Water leaks wastewater no matter what the weather is like outside, but getting any leaks inside or outside your home repaired before a heatwave hits can help you use less water in hot weather.
Install Efficient Toilets and Showerheads
Efficient toilets and showerheads require an initial investment, but that investment pays off in the long run by significantly lowering your water bills. Efficient toilets use between one and two gallons of water with each flush, whereas older inefficient toilets can use up to seven gallons of water per flush. That means you can save up to five or six gallons of water every time you flush your toilet if you invest in an efficient toilet.

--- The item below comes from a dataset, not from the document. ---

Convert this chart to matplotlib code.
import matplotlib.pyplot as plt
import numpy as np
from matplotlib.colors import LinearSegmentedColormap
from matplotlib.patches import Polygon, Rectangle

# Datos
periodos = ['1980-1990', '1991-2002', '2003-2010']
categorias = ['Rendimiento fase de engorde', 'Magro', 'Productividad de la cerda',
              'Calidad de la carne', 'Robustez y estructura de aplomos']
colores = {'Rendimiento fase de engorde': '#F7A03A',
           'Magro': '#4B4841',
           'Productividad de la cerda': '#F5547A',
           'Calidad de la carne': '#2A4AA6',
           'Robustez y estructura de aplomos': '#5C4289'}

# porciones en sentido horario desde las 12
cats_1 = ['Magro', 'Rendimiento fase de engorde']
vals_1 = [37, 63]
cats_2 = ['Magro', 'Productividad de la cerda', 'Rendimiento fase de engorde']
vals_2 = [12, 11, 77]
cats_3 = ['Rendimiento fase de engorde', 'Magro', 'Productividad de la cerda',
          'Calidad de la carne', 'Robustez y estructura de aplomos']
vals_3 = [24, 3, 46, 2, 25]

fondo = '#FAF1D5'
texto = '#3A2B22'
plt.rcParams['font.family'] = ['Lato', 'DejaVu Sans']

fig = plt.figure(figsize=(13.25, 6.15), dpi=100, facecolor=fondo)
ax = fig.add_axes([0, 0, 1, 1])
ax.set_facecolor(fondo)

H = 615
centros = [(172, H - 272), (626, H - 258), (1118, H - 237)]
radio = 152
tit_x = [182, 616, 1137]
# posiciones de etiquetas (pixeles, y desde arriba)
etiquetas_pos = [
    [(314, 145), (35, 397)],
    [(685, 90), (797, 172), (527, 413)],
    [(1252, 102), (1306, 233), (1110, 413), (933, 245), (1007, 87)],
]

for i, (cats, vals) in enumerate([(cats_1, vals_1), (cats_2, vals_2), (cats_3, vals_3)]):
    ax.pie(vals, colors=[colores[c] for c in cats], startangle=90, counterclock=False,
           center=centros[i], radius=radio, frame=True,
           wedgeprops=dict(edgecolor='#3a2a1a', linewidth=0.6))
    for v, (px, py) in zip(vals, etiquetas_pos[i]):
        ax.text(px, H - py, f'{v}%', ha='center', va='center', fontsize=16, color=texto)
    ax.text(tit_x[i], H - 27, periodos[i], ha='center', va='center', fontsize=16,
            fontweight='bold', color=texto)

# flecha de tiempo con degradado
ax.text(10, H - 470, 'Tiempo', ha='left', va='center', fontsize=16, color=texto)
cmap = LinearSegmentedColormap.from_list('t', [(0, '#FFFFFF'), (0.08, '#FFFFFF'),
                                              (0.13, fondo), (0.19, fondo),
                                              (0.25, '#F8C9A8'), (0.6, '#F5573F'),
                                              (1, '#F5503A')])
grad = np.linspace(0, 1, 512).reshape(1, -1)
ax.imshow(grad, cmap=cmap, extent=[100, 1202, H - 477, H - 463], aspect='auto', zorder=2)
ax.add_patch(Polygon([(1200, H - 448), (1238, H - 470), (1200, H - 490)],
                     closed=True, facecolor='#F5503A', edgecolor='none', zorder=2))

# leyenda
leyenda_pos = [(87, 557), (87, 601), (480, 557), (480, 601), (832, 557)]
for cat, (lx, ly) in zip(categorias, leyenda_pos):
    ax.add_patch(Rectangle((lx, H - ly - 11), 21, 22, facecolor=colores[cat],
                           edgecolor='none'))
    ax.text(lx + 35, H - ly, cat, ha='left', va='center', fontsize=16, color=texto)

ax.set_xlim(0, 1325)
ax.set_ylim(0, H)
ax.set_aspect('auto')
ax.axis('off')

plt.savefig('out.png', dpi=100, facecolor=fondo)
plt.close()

Similarly, efficient showerheads can reduce the amount of water you use every time you shower by up to 60%—which can save you a significant amount of money on your monthly water bills and reduces water waste in your household.
Take Shorter Showers
Another of our tips to save water is by spending less time in the shower. No matter what time of the year it is, shortening the length of your showers is one of the best ways to save water in your household. The average shower in North America uses five gallons of water per minute. This means that cutting your shower by just five minutes—for example, from fifteen minutes to ten minutes—can save up to 25 gallons of water.
If you don’t think you can shorten your showers at all, turning off the shower when you are not actively using the water—such as when you are scrubbing your body or shaving—is a great way to save water while you shower without taking shorter showers.
Rethink Your Landscaping
This tip requires some forethought, but you might want to rethink the landscaping around your house if you are staring down a heatwave—and especially if you live in an area where the weather is warm and dry very frequently.
The grass is one of the least drought-friendly plant species, yet lawns are some of the most popular landscaping features throughout North America. If you have a lawn, consider replacing your grass with drought-friendly ground cover that does not require as much water instead.
Also, plant native instead of exotic plant species when possible—plants that are native to the area where you live are able to adapt to hot weather more easily without requiring extra water or care. Drought-friendly plants such as succulents and cacti are other excellent options for landscaping your yard to save water when the weather gets hot.